June 2021 -Compassion Group Notes

image.jpeg

Highly Recommended - Entertaining, deeply insightful, essential teaching for anyone on the path - one of my all time favorite teachers

A Rediscovery of Life Satellite Retreat - Anthony de Mello

https://www.demellospirituality.com/cd-shop/

th-2.jpeg

HONESTY….

is reached through the doorway of grief and loss. Where we cannot go in our mind, our memory, or our body is where we cannot be straight with another, with the world, or with our self.

The fear of loss, in one form or another, is the motivator behind all conscious and unconscious dishonesties: all of us are afraid of loss, in all its forms, all of us, at times, are haunted or overwhelmed by the possibility of a disappearance, and all of us therefore, are one short step away from dishonesty. 

Every human being dwells intimately close to a door of revelation they are afraid to pass through. Honesty lies in understanding our close and necessary relationship with not wanting to hear the truth.

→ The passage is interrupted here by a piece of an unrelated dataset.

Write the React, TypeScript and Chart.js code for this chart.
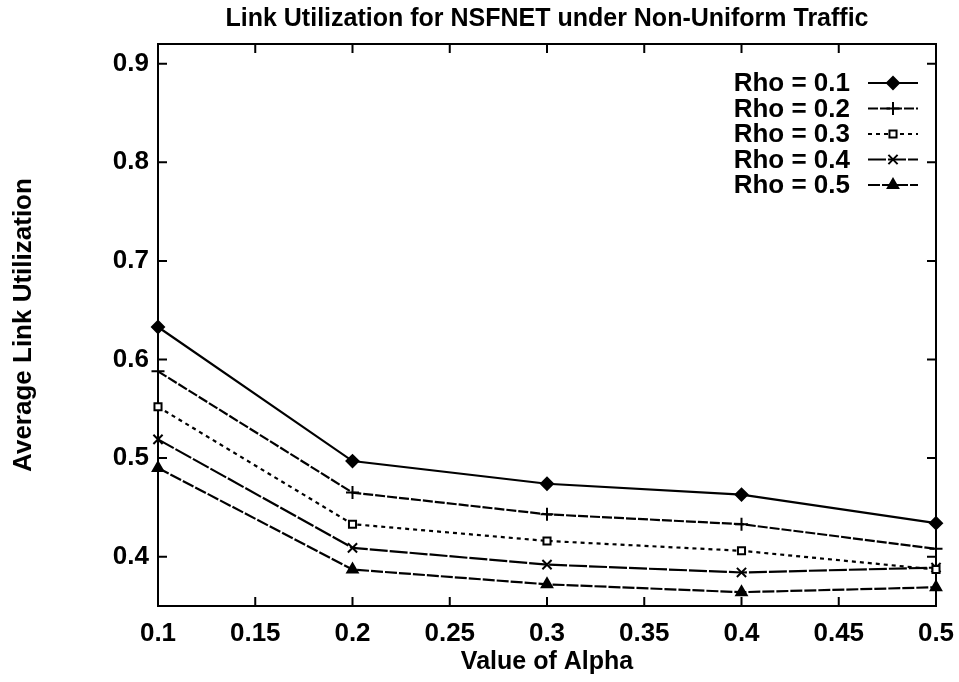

The ability to speak the truth is as much the ability to describe what it is like to stand in trepidation at this door, as it is to actually go through it and become that beautifully honest spiritual warrior, equal to all circumstances, we would like to become.

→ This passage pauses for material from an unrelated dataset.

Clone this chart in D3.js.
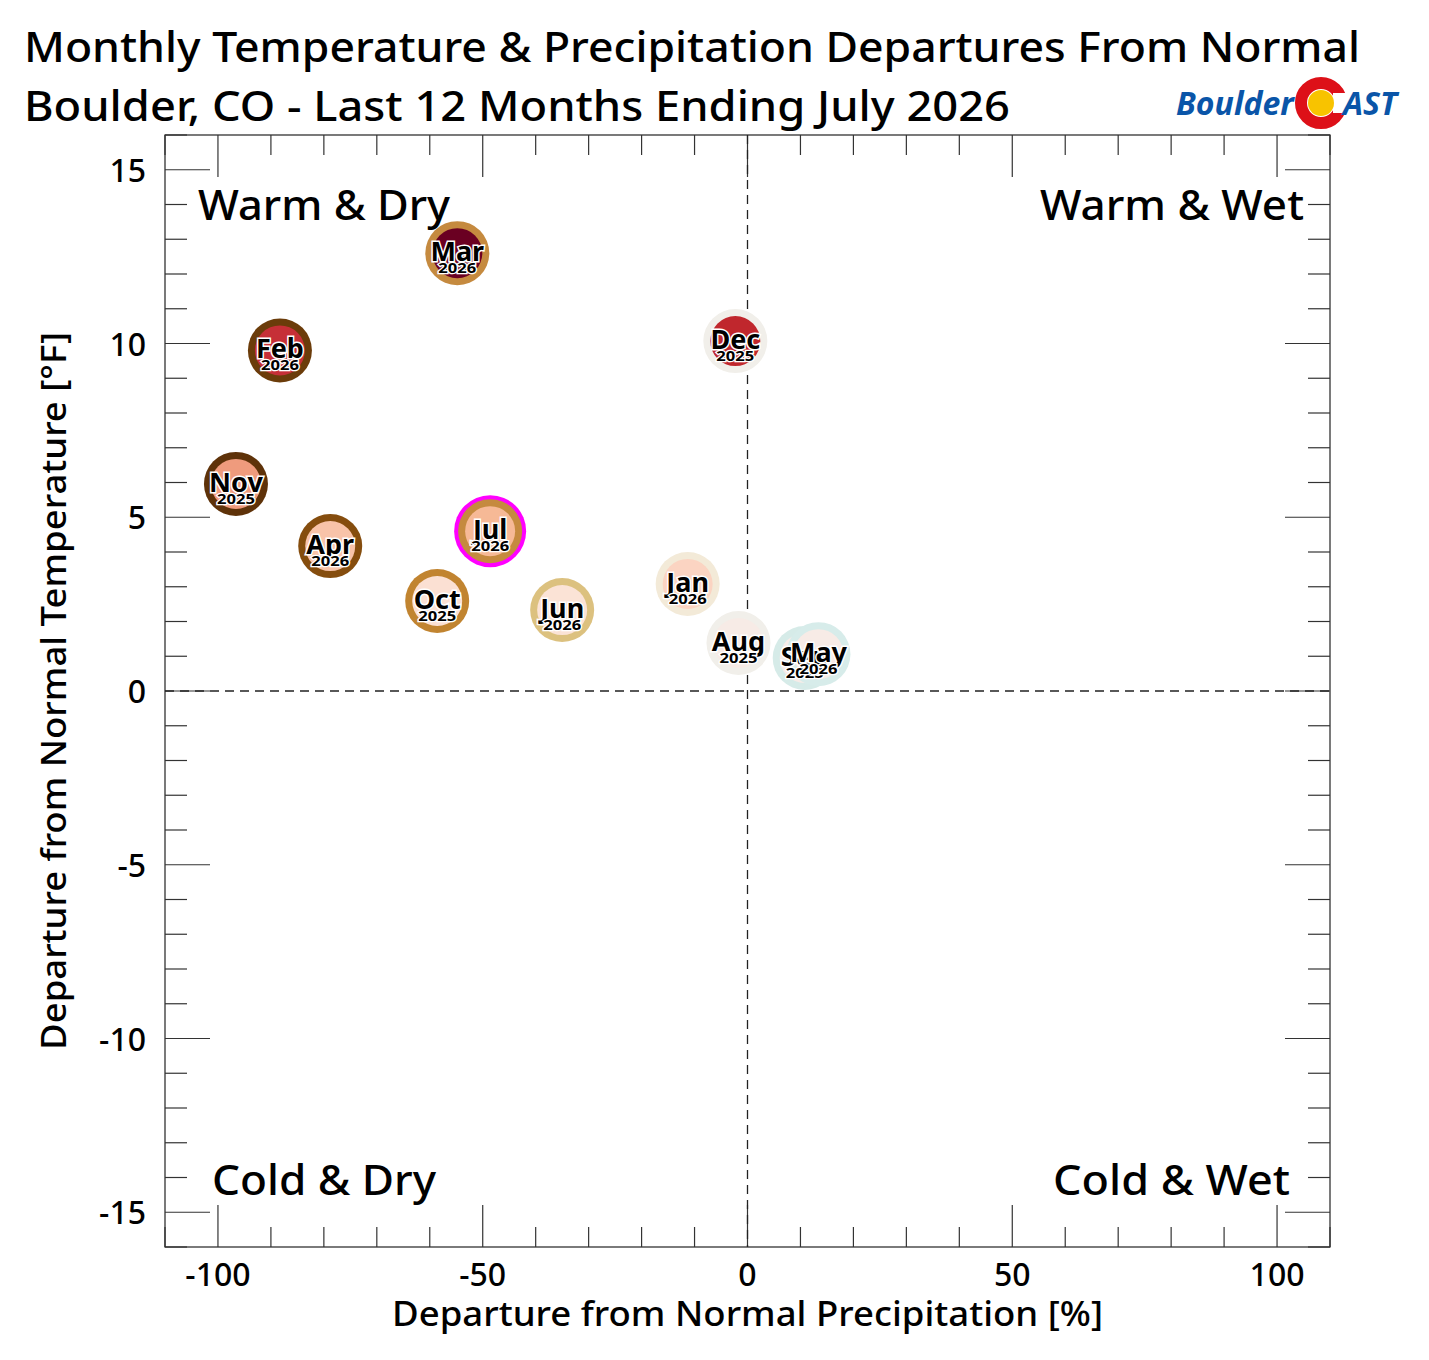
<!DOCTYPE html>
<html><head><meta charset="utf-8">
<script src="https://cdn.jsdelivr.net/npm/d3@7"></script>
<style>body{margin:0;background:#fff}text{font-family:"Noto Sans","DejaVu Sans",sans-serif}</style>
</head><body><svg id="c" width="1429" height="1360"></svg>
<script>
// month data
const months = ["Aug","Sep","Oct","Nov","Dec","Jan","Feb","Mar","Apr","May","Jun","Jul"];
const years  = ["2025","2025","2025","2025","2025","2026","2026","2026","2026","2026","2026","2026"];
const precip = [-1.7, 10.8, -58.6, -96.6, -2.3, -11.3, -88.3, -54.8, -78.8, 13.4, -35, -48.6];
const temp   = [1.38, 0.95, 2.59, 5.96, 10.07, 3.08, 9.8, 12.6, 4.17, 1.06, 2.33, 4.6];
const fills  = ["#f7ebe6","#f7ece8","#fbe0d3","#ef9b7d","#c0272d","#fbd4c2","#c62f37","#6a0022","#f8c3a9","#f7ebe6","#fbe3d6","#f6b996"];
const rings  = ["#f1efea","#d6ebe8","#c18430","#5e3209","#f1efea","#f3ead8","#6b3c0a","#c58a3f","#854d0e","#d7ecea","#dcc17f","#c58a3f"];

const svg = d3.select("#c");
const L = 165, R = 1330, T = 135, B = 1247;
const x = d3.scaleLinear().domain([-110, 110]).range([L, R]);
const y = d3.scaleLinear().domain([-16, 16]).range([B, T]);

function txt(s, px, py, size, len, anchor) {
  return svg.append("text").attr("x", px).attr("y", py).attr("font-size", size).attr("font-weight", 500)
    .attr("text-anchor", anchor || "start").attr("textLength", len).attr("lengthAdjust", "spacingAndGlyphs").text(s);
}

// titles
txt("Monthly Temperature & Precipitation Departures From Normal", 24, 62, 42, 1336);
txt("Boulder, CO - Last 12 Months Ending July 2026", 24, 121, 42, 986);

// logo
const lg = svg.append("g");
lg.append("text").attr("x", 1176).attr("y", 115).attr("font-size", 32).attr("font-weight", "bold")
  .attr("font-style", "italic").attr("fill", "#0a55a8").text("Boulder");
lg.append("circle").attr("cx", 1321).attr("cy", 103).attr("r", 20).attr("fill", "none")
  .attr("stroke", "#dd1018").attr("stroke-width", 12);
lg.append("rect").attr("x", 1333).attr("y", 93).attr("width", 14).attr("height", 20).attr("fill", "#fff");
lg.append("circle").attr("cx", 1321).attr("cy", 103).attr("r", 13).attr("fill", "#f8c300");
lg.append("text").attr("x", 1343).attr("y", 115).attr("font-size", 32).attr("font-weight", "bold")
  .attr("font-style", "italic").attr("fill", "#0a55a8").text("AST");

// frame
svg.append("rect").attr("x", L).attr("y", T).attr("width", R - L).attr("height", B - T)
  .attr("fill", "none").attr("stroke", "#222").attr("stroke-width", 1.2);

// ticks
const tk = svg.append("g").attr("stroke", "#333").attr("stroke-width", 1.2);
d3.range(-110, 111, 10).forEach(v => {
  const len = v % 50 === 0 ? 42 : 20;
  tk.append("line").attr("x1", x(v)).attr("x2", x(v)).attr("y1", B).attr("y2", B - len);
  tk.append("line").attr("x1", x(v)).attr("x2", x(v)).attr("y1", T).attr("y2", T + len);
});
d3.range(-16, 17, 1).forEach(v => {
  const len = v % 5 === 0 ? 45 : 22;
  tk.append("line").attr("y1", y(v)).attr("y2", y(v)).attr("x1", L).attr("x2", L + len);
  tk.append("line").attr("y1", y(v)).attr("y2", y(v)).attr("x1", R).attr("x2", R - len);
});
[-100, -50, 0, 50, 100].forEach(v => svg.append("text").attr("x", x(v)).attr("y", 1286)
  .attr("text-anchor", "middle").attr("font-size", 32).attr("font-weight", 500).text(v));
[-15, -10, -5, 0, 5, 10, 15].forEach(v => svg.append("text").attr("x", 146).attr("y", y(v) + 12)
  .attr("text-anchor", "end").attr("font-size", 32).attr("font-weight", 500).text(v));

// axis titles
txt("Departure from Normal Precipitation [%]", 392, 1326, 34, 711);
svg.append("text").attr("transform", "translate(66,1050) rotate(-90)").attr("font-size", 34)
  .attr("font-weight", 500).attr("textLength", 718).attr("lengthAdjust", "spacingAndGlyphs")
  .text("Departure from Normal Temperature [°F]");

// zero lines
svg.append("line").attr("x1", L).attr("x2", R).attr("y1", y(0)).attr("y2", y(0))
  .attr("stroke", "#222").attr("stroke-width", 1.3).attr("stroke-dasharray", "9,6");
svg.append("line").attr("x1", x(0)).attr("x2", x(0)).attr("y1", T).attr("y2", B)
  .attr("stroke", "#222").attr("stroke-width", 1.3).attr("stroke-dasharray", "9,6");

// quadrant labels
txt("Warm & Dry", 198, 220, 42, 252);
txt("Warm & Wet", 1040, 220, 42, 264);
txt("Cold & Dry", 212, 1195, 42, 224);
txt("Cold & Wet", 1053, 1195, 42, 237);

// points: circles first, labels on top
const data = months.map((m, i) => ({m, yr: years[i], p: precip[i], t: temp[i], f: fills[i], r: rings[i]}));
const pos = d => `translate(${x(d.p)},${y(d.t)})`;
const g = svg.append("g").selectAll("g").data(data).join("g").attr("transform", pos);
g.filter(d => d.m === "Jul").append("circle").attr("r", 36).attr("fill", "#ff00ff");
g.append("circle").attr("r", 32).attr("fill", d => d.r);
g.append("circle").attr("r", 25).attr("fill", d => d.f);
const lb = svg.append("g").selectAll("g").data(data).join("g").attr("transform", pos);
lb.append("text").attr("y", 8).attr("text-anchor", "middle").attr("font-size", 27).attr("font-weight", "bold")
  .attr("stroke", "#fff").attr("stroke-width", 3).attr("paint-order", "stroke").text(d => d.m);
lb.append("text").attr("y", 20).attr("text-anchor", "middle").attr("font-size", 14).attr("font-weight", "bold")
  .attr("textLength", 38).attr("lengthAdjust", "spacingAndGlyphs")
  .attr("stroke", "#fff").attr("stroke-width", 2.5).attr("paint-order", "stroke").text(d => d.yr);
</script></body></html>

Honesty is not the revealing of some foundational truth that gives us power over life or another or even the self, but a robust incarnation into the unknown unfolding vulnerability of existence, where we acknowledge how powerless we feel, how little we actually know, how afraid we are of not knowing and how astonished we are by the generous measure of loss that is conferred upon even the most average life.

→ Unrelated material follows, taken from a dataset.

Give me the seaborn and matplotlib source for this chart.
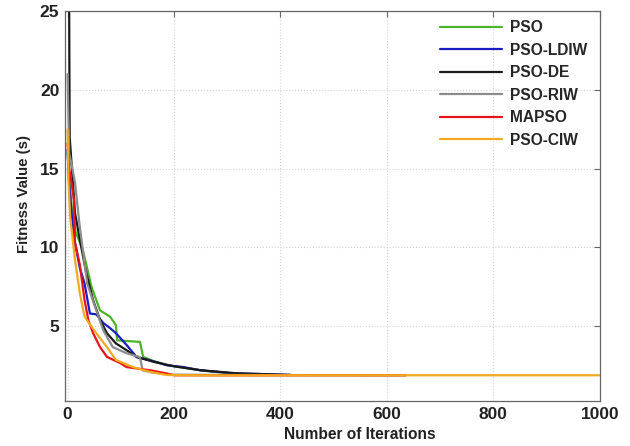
import pandas as pd
import numpy as np
import seaborn as sns
import matplotlib.pyplot as plt

# convergence curves (iteration, fitness)
pso_x = [0, 3, 8, 15, 29, 45, 61, 80, 91, 93, 136, 142, 160, 190, 220, 260, 310, 380]
pso_y = [16.0, 14.5, 12.5, 11.0, 9.8, 7.5, 6.0, 5.6, 5.06, 4.1, 4.0, 3.05, 2.8, 2.5, 2.35, 2.15, 2.0, 1.9]

ldiw_x = [0, 3, 8, 14, 23, 32, 42, 54, 67, 80, 91, 111, 130, 155, 186, 218, 249, 312, 375, 420]
ldiw_y = [16.2, 14.0, 12.0, 10.3, 8.7, 7.7, 5.8, 5.75, 5.2, 4.87, 4.55, 3.8, 3.03, 2.83, 2.52, 2.4, 2.2, 2.0, 1.95, 1.9]

de_x = [0, 3, 4, 8, 14, 23, 35, 48, 61, 74, 91, 111, 130, 160, 200, 250, 320, 420]
de_y = [25.5, 25.5, 17.0, 15.1, 12.2, 10.5, 8.4, 6.65, 5.4, 4.55, 3.9, 3.47, 3.05, 2.75, 2.45, 2.2, 2.0, 1.9]

riw_x = [0, 3, 8, 14, 23, 37, 54, 67, 85, 111, 136, 141, 160, 200, 300, 635]
riw_y = [21.0, 16.0, 15.2, 14.1, 11.3, 7.7, 6.0, 4.74, 3.67, 3.28, 3.03, 2.2, 2.05, 1.92, 1.9, 1.88]

mapso_x = [0, 3, 8, 12, 14, 23, 32, 39, 48, 61, 74, 99, 111, 155, 186, 200, 635]
mapso_y = [16.6, 15.0, 14.0, 13.0, 10.3, 8.9, 6.65, 5.4, 4.55, 3.67, 3.05, 2.65, 2.4, 2.2, 2.0, 1.88, 1.88]

ciw_x = [0, 2, 5, 14, 23, 32, 54, 74, 91, 123, 155, 186, 250, 1000]
ciw_y = [17.5, 14.0, 11.9, 9.2, 7.1, 5.6, 4.55, 3.67, 2.85, 2.4, 2.1, 1.9, 1.88, 1.88]

names = ["PSO", "PSO-LDIW", "PSO-DE", "PSO-RIW", "MAPSO", "PSO-CIW"]
xs = [pso_x, ldiw_x, de_x, riw_x, mapso_x, ciw_x]
ys = [pso_y, ldiw_y, de_y, riw_y, mapso_y, ciw_y]
colors = ["#4db32a", "#1c1cc4", "#1a1a1a", "#8c8c8c", "#e3151b", "#f2a91f"]

df = pd.concat([pd.DataFrame({"iter": x, "fit": y, "alg": n}) for n, x, y in zip(names, xs, ys)])

sns.set_style("white")
plt.rcParams["font.family"] = ["Liberation Sans", "DejaVu Sans"]
plt.rcParams["font.weight"] = "bold"

fig = plt.figure(figsize=(6.3, 4.46), dpi=100)
ax = fig.add_axes([0.103, 0.101, 0.849, 0.874])

sns.lineplot(data=df, x="iter", y="fit", hue="alg", hue_order=names,
             palette=colors, estimator=None, sort=False, linewidth=1.6, ax=ax)

ax.set_xlim(-5, 1000)
ax.set_ylim(0.25, 25)
ax.set_xticks(range(0, 1001, 200))
ax.set_yticks([5, 10, 15, 20, 25])
ax.grid(True, linestyle=":", color="#d4d4d4", linewidth=0.8)
for s in ax.spines.values():
    s.set_color("#666666")
    s.set_linewidth(0.9)
ax.tick_params(direction="in", length=4, color="#666666", top=True, right=True,
               labelsize=12.5, pad=4, labelcolor="#222222")
for lbl in ax.get_xticklabels() + ax.get_yticklabels():
    lbl.set_fontweight("bold")
ax.set_xlabel("Number of Iterations", fontsize=11.2, fontweight="bold", color="#222222")
ax.set_ylabel("Fitness Value (s)", fontsize=10.8, fontweight="bold", color="#222222")
ax.xaxis.set_label_coords(0.551, -0.068)
ax.yaxis.set_label_coords(-0.064, 0.53)

leg = ax.legend(loc="upper right", bbox_to_anchor=(1.003, 1.012), frameon=False,
                handlelength=4.0, labelspacing=0.48, handletextpad=0.5,
                prop={"weight": "bold", "size": 11.2})
for line in leg.get_lines():
    line.set_linewidth(1.6)

fig.savefig("out.png", dpi=100)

Honesty is grounded in humility and indeed in humiliation, and in admitting exactly where we are powerless. 

Honesty is not found in revealing the truth, but in understanding how deeply afraid of it we are. 

To become honest is in effect to become fully and robustly incarnated into powerlessness. Honesty allows us to live with not knowing. We do not know the full story, we do not know where we are in the story; we do not know who is at fault or who will carry the blame in the end.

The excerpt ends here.